Friday, January 1, 2010

New Year

Well its the start of another New Year.
Very quiet celebrations last night, I always think its a celebration when I actually am awake at midnight to welcome the New Year in. That's new for me because previously with small babies in the house sleep was always the priority and welcoming the New Year was not.
We had my niece Shanti for a sleepover as New Year's is also my younger brother's birthday and they were celebrating with friends, many drinks and lots of noise, which just don't fit into a baby's schedule.
Nanny Sheila also came for a sleepover with us, because she thought it would be nicer than seeing the New Year in by yourself.
We had homemade pizzas and sorbet on the menu, very simple but very tasty and enjoyable.
We had a few wines, but not too many that I wasn't in control of myself, something I am not keen to repeat, because I think I'm getting too old and like to be in control when I have kids under my care.
I really appreciated this morning that I wasn't suffering a hangover, even though I was tired.
I've started the year with an arm injury due to some pretty serious Wii Resort sword fighting with my husband.
It is so much fun.
Heather and Merv joined us again this year, I have a feeling that it may now be tradition to see the New Year in with a bit of Nintendo Wii challenges.
But I wouldn't mind that, I think its fitting to start the New Year with a few laughs. I hope the upcoming year is full of them.
Most people I know say their New Year's Resolution is to not make any resolutions, whereas I like the idea of having a few goals to achieve. I won't try to make them outrageously unattainable, but its nice to have something to reach for. So here goes, I will try and come up with 10.
1. Lose weight. Not sure if this one should be lose weight as such, or rather look after my body a bit more. Make better choices with my eating and fit in exercise where I can.
2. I think then that no. 2 should be to make exercise more of a priority, if I wait until I have everything in order first, then it just doesn't fit in.
3. I think 3 should then be to learn to accept that I won't get everything done and in order every single day. Take smaller steps, start with the top of my list and things that just have to be done, ie feed the kids and get them to school. I need to have a little less pressure and anxiety when it comes to those things.
4. When asked I have told people this is my resolution, so maybe it should be no. 1, but I really want to be able to manage my time more efficiently and I think some of my other resolutions will be able to fall into place. I chase my tail a lot of the time, end up doing things 2 or 3 times because I've picked a poor time to complete that job. ie. Tidy all the kids rooms on a Saturday morning, when my 2 year old really isn't going to keep it that way all weekend.

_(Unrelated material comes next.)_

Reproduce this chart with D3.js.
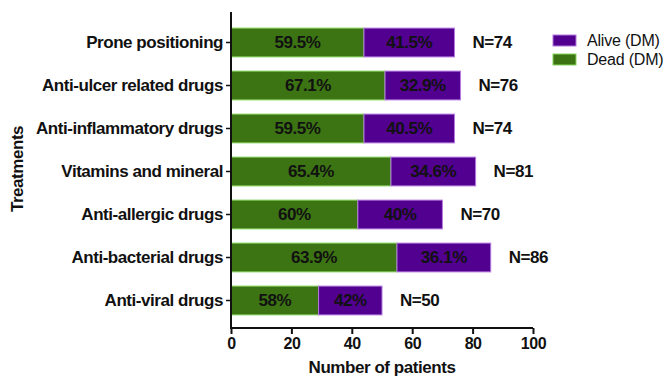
<!DOCTYPE html>
<html>
<head>
<meta charset="utf-8">
<script src="https://cdn.jsdelivr.net/npm/d3@7"></script>
<style>
  html, body { margin: 0; padding: 0; background: #fff; }
  svg { display: block; font-family: "Liberation Sans", Arial, Helvetica, sans-serif; }
  .bold { font-weight: bold; letter-spacing: -0.45px; }
</style>
</head>
<body>
<svg id="chart" width="668" height="377"></svg>
<script>
// Treatments received by diabetic patients, split by outcome
const categories = [
  "Prone positioning",
  "Anti-ulcer related drugs",
  "Anti-inflammatory drugs",
  "Vitamins and mineral",
  "Anti-allergic drugs",
  "Anti-bacterial drugs",
  "Anti-viral drugs"
];
const totals = [74, 76, 74, 81, 70, 86, 50];
const deadPct = ["59.5", "67.1", "59.5", "65.4", "60", "63.9", "58"];
const alivePct = ["41.5", "32.9", "40.5", "34.6", "40", "36.1", "42"];
const xTicks = [0, 20, 40, 60, 80, 100];
const seriesNames = ["Alive (DM)", "Dead (DM)"];

const colors = {
  dead: "#3c7413", deadEdge: "#86d45e",
  alive: "#52008f", aliveEdge: "#b47ae0"
};

const rows = categories.map((c, i) => {
  const dead = totals[i] * (+deadPct[i]) / 100;
  return { cat: c, total: totals[i], dead, deadLabel: deadPct[i] + "%", aliveLabel: alivePct[i] + "%" };
});

const svg = d3.select("#chart");
const x0 = 231, x1 = 533, yTop = 12, yBase = 328;

const x = d3.scaleLinear().domain([0, 100]).range([x0, x1]);
const y = d3.scaleBand().domain(categories).range([21, 322]).paddingInner(0.33).paddingOuter(0.165);

// Bars: dead segment first, alive segment stacked after it
const g = svg.append("g");
g.selectAll("rect.dead").data(rows).join("rect")
  .attr("class", "dead")
  .attr("x", x(0)).attr("y", d => y(d.cat))
  .attr("width", d => x(d.dead) - x(0)).attr("height", y.bandwidth())
  .attr("fill", colors.dead).attr("stroke", colors.deadEdge).attr("stroke-width", 1);
g.selectAll("rect.alive").data(rows).join("rect")
  .attr("class", "alive")
  .attr("x", d => x(d.dead)).attr("y", d => y(d.cat))
  .attr("width", d => x(d.total) - x(d.dead)).attr("height", y.bandwidth())
  .attr("fill", colors.alive).attr("stroke", colors.aliveEdge).attr("stroke-width", 1);

// Percentage labels inside segments
const lblStyle = sel => sel.attr("class", "bold").attr("font-size", 17).attr("fill", "#111")
  .attr("text-anchor", "middle").attr("dominant-baseline", "central");
g.selectAll("text.dl").data(rows).join("text")
  .attr("x", d => (x(0) + x(d.dead)) / 2).attr("y", d => y(d.cat) + y.bandwidth() / 2)
  .text(d => d.deadLabel).call(lblStyle);
g.selectAll("text.al").data(rows).join("text")
  .attr("x", d => (x(d.dead) + x(d.total)) / 2).attr("y", d => y(d.cat) + y.bandwidth() / 2)
  .text(d => d.aliveLabel).call(lblStyle);

// Totals beyond bar ends
g.selectAll("text.n").data(rows).join("text").attr("class", "bold")
  .attr("x", d => x(d.total) + 18).attr("y", d => y(d.cat) + y.bandwidth() / 2)
  .attr("font-size", 17).attr("fill", "#111")
  .attr("dominant-baseline", "central")
  .text(d => "N=" + d.total);

// X axis
const xAxis = svg.append("g").attr("transform", `translate(0,${yBase})`)
  .call(d3.axisBottom(x).tickValues(xTicks).tickSize(6).tickPadding(4).tickFormat(d3.format("d")));
xAxis.select(".domain").attr("stroke", "#111").attr("stroke-width", 2).attr("d", `M${x0 - 1},0H${x1}`);
xAxis.selectAll(".tick line").attr("stroke", "#111").attr("stroke-width", 2);
xAxis.selectAll(".tick text").attr("class", "bold").attr("font-size", 16).attr("fill", "#111")
  .attr("font-family", "Liberation Sans, Arial, sans-serif");

// Y axis
const yAxis = svg.append("g").attr("transform", `translate(${x0},0)`)
  .call(d3.axisLeft(y).tickSize(5).tickPadding(3));
yAxis.select(".domain").attr("stroke", "#111").attr("stroke-width", 2).attr("d", `M0,${yTop}V${yBase + 1}`);
yAxis.selectAll(".tick line").attr("stroke", "#111").attr("stroke-width", 1.5);
yAxis.selectAll(".tick text").attr("class", "bold").attr("font-size", 17).attr("fill", "#111")
  .attr("font-family", "Liberation Sans, Arial, sans-serif");

// Axis titles
svg.append("text").attr("class", "bold").attr("x", (x0 + x1) / 2).attr("y", 373).attr("text-anchor", "middle")
  .attr("font-size", 17).attr("fill", "#111").text("Number of patients");
svg.append("text").attr("class", "bold").attr("transform", "translate(23,169) rotate(-90)").attr("text-anchor", "middle")
  .attr("font-size", 17).attr("fill", "#111").text("Treatments");

// Legend
const legend = svg.append("g").attr("transform", "translate(553,35)");
const legendFill = [colors.alive, colors.dead], legendEdge = [colors.aliveEdge, colors.deadEdge];
seriesNames.forEach((name, i) => {
  const row = legend.append("g").attr("transform", `translate(0,${i * 19})`);
  row.append("rect").attr("width", 23).attr("height", 11)
    .attr("fill", legendFill[i]).attr("stroke", legendEdge[i]).attr("stroke-width", 1);
  row.append("text").attr("x", 34).attr("y", 5.5).attr("dominant-baseline", "central")
    .attr("font-size", 16).attr("letter-spacing", "-0.2px").attr("fill", "#111").text(name);
});
</script>
</body>
</html>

5. Be more consistent with it comes to disciplining my children. A lot of times I don't follow through with the rules and boundaries I have made for my children and I think that is confusing for them. I need to be very clear what the boundaries and rules are and what the consequences are if they break those rules. I need to be able to follow through on them. Its hard when I'm here with them a lot on my own, an extra pair of hands makes the world of difference.

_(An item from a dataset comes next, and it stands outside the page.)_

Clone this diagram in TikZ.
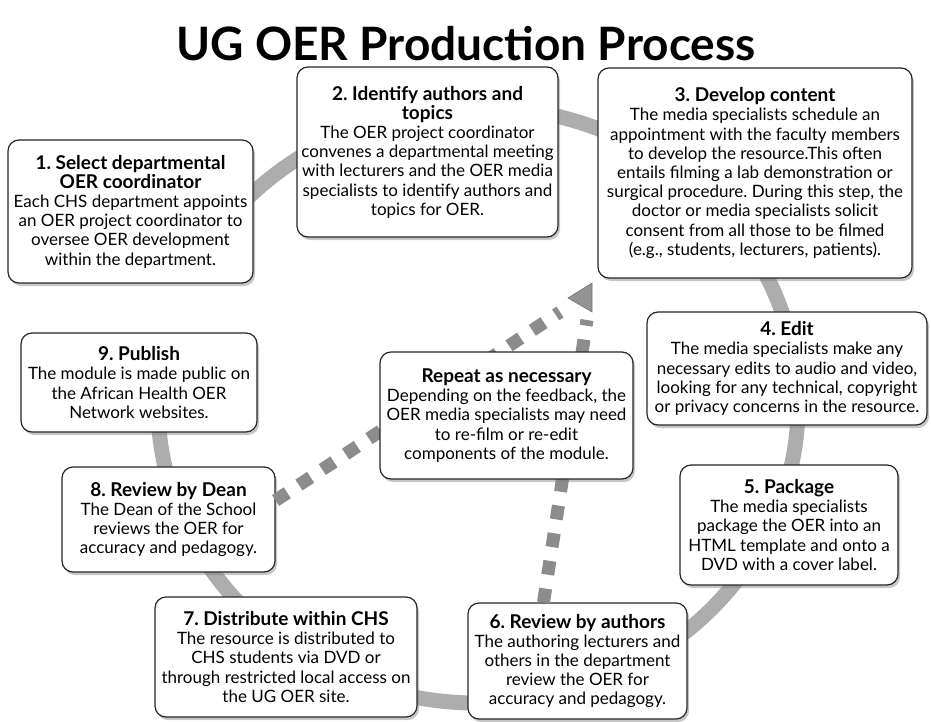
\documentclass[tikz,border=0pt]{standalone}
\usepackage{fontspec}
\setmainfont{Lato}
\usetikzlibrary{shadows,calc}
\newcommand{\stagehead}[1]{{\fontsize{19}{20}\selectfont\bfseries #1}}
\frenchspacing

\begin{document}
\begin{tikzpicture}[x=1pt, y=1pt,
                    stage/.style={draw=black!85, line width=1.2pt, fill=white,
                      rounded corners=11pt, align=center, inner sep=2pt,
                      font=\fontsize{17}{19.2}\selectfont,
                      drop shadow={shadow xshift=2pt, shadow yshift=-3pt, opacity=.45}},
                    ring/.style={line width=15pt, draw=black!32},
                    loopline/.style={line width=13pt, draw=black!45,
                      dash pattern=on 14pt off 14pt}]
    \useasboundingbox (0,0) rectangle (931,-722);

    % the cycle
    \draw[ring] (478,-405) ++(155:320 and 298)
        arc[start angle=155, end angle=-193, x radius=320, y radius=298];

    \node[font=\fontsize{46}{52}\selectfont\bfseries] (title) at (466,-44)
        {UG OER Production Process};

    \coordinate (dtop) at (560,-312);
    \coordinate (vtop) at (587,-320);

    \node[stage, minimum width=245, minimum height=143] (1) at (130.5,-211.5)
        {\stagehead{1. Select departmental}\\\stagehead{OER coordinator}\\Each CHS department appoints\\an OER project coordinator to\\oversee OER development\\within the department.};
    \node[stage, minimum width=261, minimum height=170] (2) at (427.5,-152)
        {\stagehead{2. Identify authors and}\\\stagehead{topics}\\The OER project coordinator\\convenes a departmental meeting\\with lecturers and the OER media\\specialists to identify authors and\\topics for OER.};
    \node[stage, minimum width=314, minimum height=210] (3) at (755,-173)
        {\stagehead{3. Develop content}\\The media specialists schedule an\\appointment with the faculty members\\to develop the resource.This often\\entails filming a lab demonstration or\\surgical procedure. During this step, the\\doctor or media specialists solicit\\consent from all those to be filmed\\(e.g., students, lecturers, patients).};
    \node[stage, minimum width=280, minimum height=113] (4) at (787,-368.5)
        {\stagehead{4. Edit}\\The media specialists make any\\necessary edits to audio and video,\\looking for any technical, copyright\\or privacy concerns in the resource.};
    \node[stage, minimum width=218, minimum height=120] (5) at (789,-525)
        {\stagehead{5. Package}\\The media specialists\\package the OER into an\\HTML template and onto a\\DVD with a cover label.};
    \node[stage, minimum width=219, minimum height=116] (6) at (577.5,-661)
        {\stagehead{6. Review by authors}\\The authoring lecturers and\\others in the department\\review the OER for\\accuracy and pedagogy.};
    \node[stage, minimum width=262, minimum height=120] (7) at (286,-657)
        {\stagehead{7. Distribute within CHS}\\The resource is distributed to\\CHS students via DVD or\\through restricted local access on\\the UG OER site.};
    \node[stage, minimum width=213, minimum height=105] (8) at (168.5,-519.5)
        {\stagehead{8. Review by Dean}\\The Dean of the School\\reviews the OER for\\accuracy and pedagogy.};
    \node[stage, minimum width=236, minimum height=99] (9) at (139,-382.5)
        {\stagehead{9. Publish}\\The module is made public on\\the African Health OER\\Network websites.};

    % repeat loop, behind its box
    \draw[loopline] ([yshift=19]8.east) -- (dtop);
    \draw[loopline] ([xshift=-34]6.north) -- (vtop);
    \fill[black!42, draw=black!55, line width=.6pt] (592,-283) -- (568,-298) -- (592,-312) -- cycle;

    \node[stage, minimum width=253, minimum height=127] (r) at (506.5,-415.5)
        {\stagehead{Repeat as necessary}\\Depending on the feedback, the\\OER media specialists may need\\to re-film or re-edit\\components of the module.};
\end{tikzpicture}
\end{document}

6. I want to be more accepting of my husband's responsibilities at work and the hours that he does work. That's the deal, that's how he works and it isn't about to change any time soon. I think I need to appreciate more how lucky I am to be in a position to be able to stay home and be here for my children, that in these current times, that is a real privilege and I'm very lucky. I think if I make life at home at little easier it will take some of the stress away from Geoff, and hopefully he will enjoy his time at home a little more.
7. I want to spend more time with my mother, just having a cuppa, or taking her somewhere she would like to go. I would like to be able to look after her a little more rather than just seeing her when needing her to look after the kids whilst I rush off and run an errand.

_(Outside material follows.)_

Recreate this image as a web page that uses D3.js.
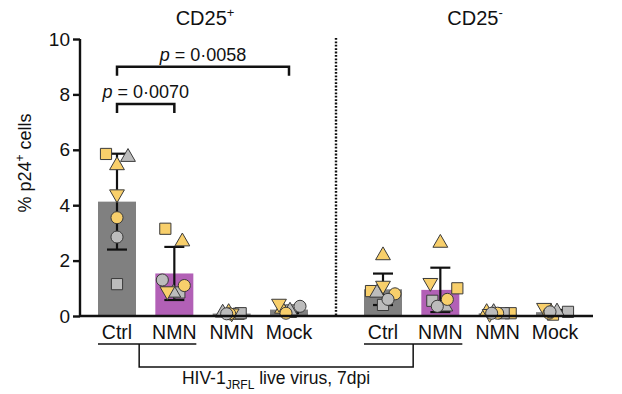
<!DOCTYPE html>
<html>
<head>
<meta charset="utf-8">
<script src="https://cdn.jsdelivr.net/npm/d3@7"></script>
<style>
  body { margin: 0; background: #fff; }
  text { font-family: "Liberation Sans", Arial, sans-serif; fill: #111; }
</style>
</head>
<body>
<script>
// conditions shown under each panel
const conditions = ["Ctrl", "NMN", "NMN2", "Mock"];
const conditionLabels = ["Ctrl", "NMN", "NMN", "Mock"];
const yTicks = [0, 2, 4, 6, 8, 10];

// 7 donors, one symbol each
const donorShape = ["square", "square", "up", "up", "down", "circle", "circle"];
const donorFill = ["#f8cf6b", "#bcbcbc", "#f8cf6b", "#bcbcbc", "#f8cf6b", "#f8cf6b", "#bcbcbc"];

// % p24+ per donor, CD25+ cells
const posCtrl = [5.85, 1.15, 5.4, 5.7, 4.4, 3.55, 2.85];
const posNMN = [3.15, 0.85, 2.65, 0.8, 0.9, 1.1, 1.3];
const posNMN2 = [0.08, 0.1, 0.1, 0.08, 0.1, 0.08, 0.08];
const posMock = [0.15, 0.2, 0.22, 0.15, 0.45, 0.1, 0.35];
// CD25- cells
const negCtrl = [0.9, 0.4, 2.15, 0.8, 1.1, 0.8, 0.6];
const negNMN = [1.0, 0.55, 2.6, 0.3, 1.2, 0.6, 0.35];
const negNMN2 = [0.1, 0.1, 0.1, 0.1, 0.08, 0.1, 0.1];
const negMock = [0.05, 0.15, 0.1, 0.12, 0.3, 0.1, 0.15];

// horizontal scatter of the dots (px)
const posJitter = [[-11, 0, 0, 11, 0, 0, 0], [-9, 5, 8, -1, -7, 10, -12], [7, 9, -3, -9, 0, -2, -5], [2, 2, -7, 1, -10, -3, 11]];
const negJitter = [[-12, 0, 0, -6, 0, 12, 5], [17, -8, 0, 5, -10, 7, -3], [13, 6, -11, -4, -8, 0, -6], [-2, 13, -4, 2, -11, -6, -5]];

const barFill = ["#808080", "#b260b6", "#808080", "#808080"];

const w = 622, h = 394;
const svg = d3.select("body").append("svg").attr("width", w).attr("height", h);

const y = d3.scaleLinear().domain([0, 10]).range([316, 39]);
const xPos = d3.scalePoint().domain(conditions).range([117, 289]);
const xNeg = d3.scalePoint().domain(conditions).range([383, 555]);
const barW = 38;

const panels = [
  { x: xPos, values: [posCtrl, posNMN, posNMN2, posMock], jitter: posJitter },
  { x: xNeg, values: [negCtrl, negNMN, negNMN2, negMock], jitter: negJitter }
];

const symbolFor = s => s === "square" ? d3.symbolSquare : s === "circle" ? d3.symbolCircle : d3.symbolTriangle;
const sizeFor = s => s === "square" ? 125 : s === "circle" ? 115 : 95;

panels.forEach(p => {
  const g = svg.append("g");
  conditions.forEach((c, i) => {
    const vals = p.values[i];
    const m = d3.mean(vals), sd = d3.deviation(vals);
    const cx = p.x(c);
    g.append("rect")
      .attr("x", cx - barW / 2).attr("y", y(m))
      .attr("width", barW).attr("height", y(0) - y(m))
      .attr("fill", barFill[i]);
    // error bar
    const lo = Math.max(0, m - sd), hi = m + sd;
    g.append("line").attr("x1", cx).attr("x2", cx).attr("y1", y(lo)).attr("y2", y(hi))
      .attr("stroke", "#111").attr("stroke-width", 2.2);
    [lo, hi].forEach(v => g.append("line")
      .attr("x1", cx - 10).attr("x2", cx + 10).attr("y1", y(v)).attr("y2", y(v))
      .attr("stroke", "#111").attr("stroke-width", 2.2));
    // dots
    vals.forEach((v, k) => {
      const shape = donorShape[k];
      g.append("path")
        .attr("d", d3.symbol().type(symbolFor(shape)).size(sizeFor(shape))())
        .attr("transform", `translate(${cx + p.jitter[i][k]},${y(v) - (shape === "up" ? 1 : 0)})` + (shape === "down" ? " rotate(180)" : ""))
        .attr("fill", donorFill[k])
        .attr("stroke", "#3a3a3a").attr("stroke-width", 1);
    });
  });
});

// axes
svg.append("line").attr("x1", 80).attr("x2", 593).attr("y1", y(0)).attr("y2", y(0))
  .attr("stroke", "#111").attr("stroke-width", 2.4);
const yAxis = svg.append("g").attr("transform", "translate(80,0)")
  .call(d3.axisLeft(y).tickValues(yTicks).tickSize(7).tickPadding(3));
yAxis.select(".domain").attr("stroke", "#111").attr("stroke-width", 2.4).attr("d", `M0,${y(10)}V${y(0)}`);
yAxis.selectAll(".tick line").attr("stroke", "#111").attr("stroke-width", 2.4);
yAxis.selectAll(".tick text").attr("font-size", 19).attr("font-family", "Liberation Sans, Arial, sans-serif").attr("fill", "#111");

// y title
const yt = svg.append("text").attr("transform", `translate(31,${163}) rotate(-90)`)
  .attr("text-anchor", "middle").attr("font-size", 18);
yt.append("tspan").text("% p24");
yt.append("tspan").text("+").attr("font-size", 12).attr("dy", -7);
yt.append("tspan").text(" cells").attr("dy", 7);

// divider
svg.append("line").attr("x1", 336).attr("x2", 336).attr("y1", 38).attr("y2", y(0))
  .attr("stroke", "#111").attr("stroke-width", 2.4).attr("stroke-dasharray", "1.8,1.6");

// panel titles
[["CD25", "+", 205], ["CD25", "-", 475]].forEach(([t, s, cx]) => {
  const tt = svg.append("text").attr("x", cx).attr("y", 25).attr("text-anchor", "middle").attr("font-size", 20);
  tt.append("tspan").text(t);
  tt.append("tspan").text(s).attr("font-size", 13).attr("dy", -8);
});

// x labels
panels.forEach(p => conditions.forEach((c, i) => {
  svg.append("text").attr("x", p.x(c)).attr("y", 339).attr("text-anchor", "middle")
    .attr("font-size", 19.5).text(conditionLabels[i]);
}));

// group underline and bracket
const lineAttr = sel => sel.attr("stroke", "#111").attr("stroke-width", 1.5).attr("fill", "none");
const spans = panels.map(p => [p.x("Ctrl") - 19, p.x("NMN") + 22]);
spans.forEach(s => svg.append("line").attr("x1", s[0]).attr("x2", s[1]).attr("y1", 344).attr("y2", 344).call(lineAttr));
const m0 = (spans[0][0] + spans[0][1]) / 2 - 8, m1 = (spans[1][0] + spans[1][1]) / 2;
svg.append("path").attr("d", `M${m0},344V367H${m1}V344`).call(lineAttr);
const bt = svg.append("text").attr("x", 276).attr("y", 384).attr("text-anchor", "middle").attr("font-size", 17.5);
bt.append("tspan").text("HIV-1");
bt.append("tspan").text("JRFL").attr("font-size", 12).attr("dy", 5);
bt.append("tspan").text(" live virus, 7dpi").attr("dy", -5);

// significance
const sig = [
  { a: "Ctrl", b: "NMN", p: "0·0070", yv: 7.65 },
  { a: "Ctrl", b: "Mock", p: "0·0058", yv: 9.0 }
];
sig.forEach(s => {
  const x1 = xPos(s.a), x2 = xPos(s.b), yy = y(s.yv);
  svg.append("path").attr("d", `M${x1},${yy + 9}V${yy}H${x2}V${yy + 9}`)
    .attr("stroke", "#111").attr("stroke-width", 2.5).attr("fill", "none");
  const t = svg.append("text").attr("x", (x1 + x2) / 2).attr("y", yy - 6).attr("text-anchor", "middle").attr("font-size", 18);
  t.append("tspan").text("p").attr("font-style", "italic");
  t.append("tspan").text(" = " + s.p);
});
</script>
</body>
</html>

8. This one really needs to be further up the list, but if I am going to try and achieve all 10 of my resolutions then it really doesn't matter what order they come in. Try and get my health in order a little more. Make sure I take my medication at the right times and EVERY DAY. I'll need to come up with a better system, because I really can't remember if and when I take them. I need to make sure I have my blood tests regularly and on time and I need to make sure I go and see my GP regularly and on time. Then I will get a better picture of my levels etc. Fingers crossed if I can get that sorted, then my good eating plan and exercise will make a world of difference.
9. Make better use of what I have in my scrapping materials. I have a bucket load of stuff and if it just sits in boxes then its just a plain waste of money, and there is no need for me to be spending money on new things when I have loads I haven't used yet.
10. Try and stay out of other people's issues. I don't want to get involved in it and I don't want to try and fix it for them, always comes back to slap me in the face. That sounds a little harsh the way that I have put that. I would like to be a little more relaxed when there are dramas (other people's) swirling around me. I tend to get very caught up in them and try to smooth things out for everyone, and you just can't do it. It makes me sick to my stomach, I had conflict and just don't want it in my life.
....well now I could just keep going, but I've said 10 and I think I should stick to 10.
Who knows the list may change a little as we venture into the New Year.
But here's hoping for a wonderful 2010, filled with good health and happiness, with those 2 things everything else should just fall into place.

1 comment:

  1. You picked your resolutions well. I hope I can help you and support you in attaining them. They are realistic and achievable.